Hondo (1953): Oscar-Nominated Western, Starring John Wayne and Geraldine Page









Hondo is one of John Wayne’s best Westerns in the 1950s, an exception, since it was not directed by maestro John Ford.

Wayne plays the eponymous hero, Hondo Lane, a former gunfighter who is now a dispatch rider for the U.S. Cavalry. Upon meeting Angie Lowe (Geraldine Page) and her son Johnny (Lee Aaker), Hondo learns that her husband had deserted them in the wake of an Apache uprising.

The plot of the movie, directed by John Farrow (actress Mia Farrow’s father), resembles that of George Stevens’ Shane, released several months earlier.  Both Westerns are based on the premise that every child needs a sociological father–a mature authority figure–to instruct him how to become a real man.

Wayne helps Mrs. Lowe restore the ranch and becomes a role model for her son, Johnny, teaching him, among many things, how to swim by throwing him into the water.

Hondo starts as Johnny’s sociological father and ends up as his legal parent, after killing his birth father, though he is unaware of his identity at the time.

hondo_wayne_5At the end, as in many Westerns, Hondo leaves with his new family to start a new life in California.

The supporting cast includes Wayne’s regulars Ward Bond and James Arness.

Wayne’s production company Batjac purchased the rights to Louis L’Amour’s short story, “The Gift of Cochise,” in 1952. Wayne’s friend and frequent collaborator James Edward Grant wrote the adaptation, which expanded the original story with new characters and a cavalry subplot. L’Amour wrote the novelization of the film, which became a bestseller after the film’s release.

The film was shot in the Mexican desert state of Chihuahua in 3-D, which added excitement to the fight scenes and depth to the chases.  But it was mostly released in flat versions.

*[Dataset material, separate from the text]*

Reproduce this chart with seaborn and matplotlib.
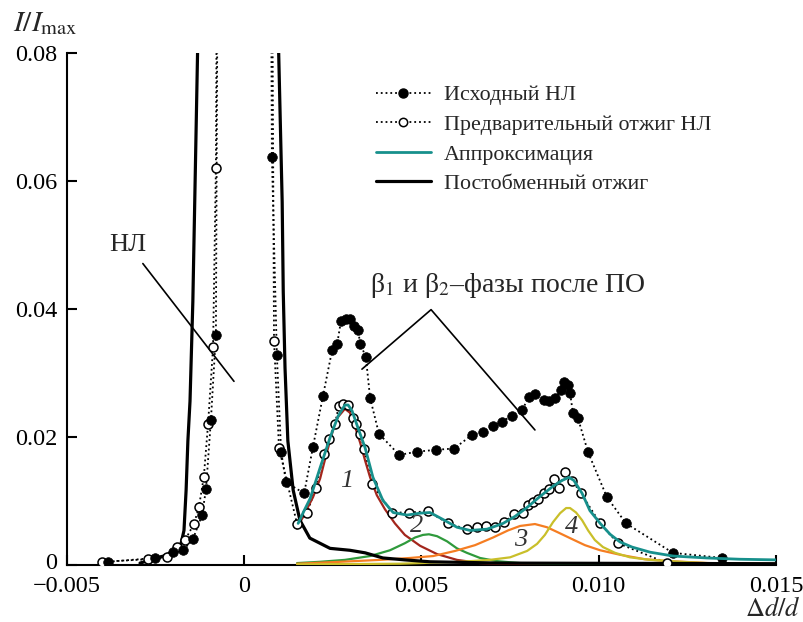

As a novelty, which in this picture meant shooting flaming arrows at the audience, it soon became overly familiar, not to speak of the expense involved.

John Ford Uncredited






The shoot went over schedule, and Farrow had to leave to direct another movie. The final scenes featuring the Apache attack on the wagons of the Army and settlers were shot by John Ford, whom Wayne had asked to finish the film; Ford was uncredited.


Footage from Hondo was later inserted into the opening sequence of Wayne’s last film, The Shootist, to illustrate the backstory of his character.

The two main character names from Hondo (“Lane” and “Mrs. Lowe”) reappear in Wayne’s 1973 western The Train Robbers; Ann-Margret’s name is Mrs. Lowe.

Oscar Alert

Oscar nominations: 2

Motion Picture Story: Louis L’Amour
Supporting Actress: Geraldine Page

Oscar Scandal

Two days after the nomination, noted writer L’Amour informed the Academy that his story had first been published in Collier’s magazine on July 5, 1952, under the title “The Gift,” thus rendering it ineligible.  The nomination was withdrawn, through the winner, Ian McLellan Hunter, for “Roman Holiday,” was no other than blacklisted writer Dalton Trumbo.

Actor Alert

“Hondo” was Geraldine Page’s big Hollywood entree, bringing her the first (supporting) Oscar nominations.  The winner, however, was Donna Reed for From Here to Eternity, which swept most of the 1953 Oscars.  Page would be nominated for seven additional Oscar, finally winning the Best Actress Oscar in 1985, for “The Trip to Bountiful.”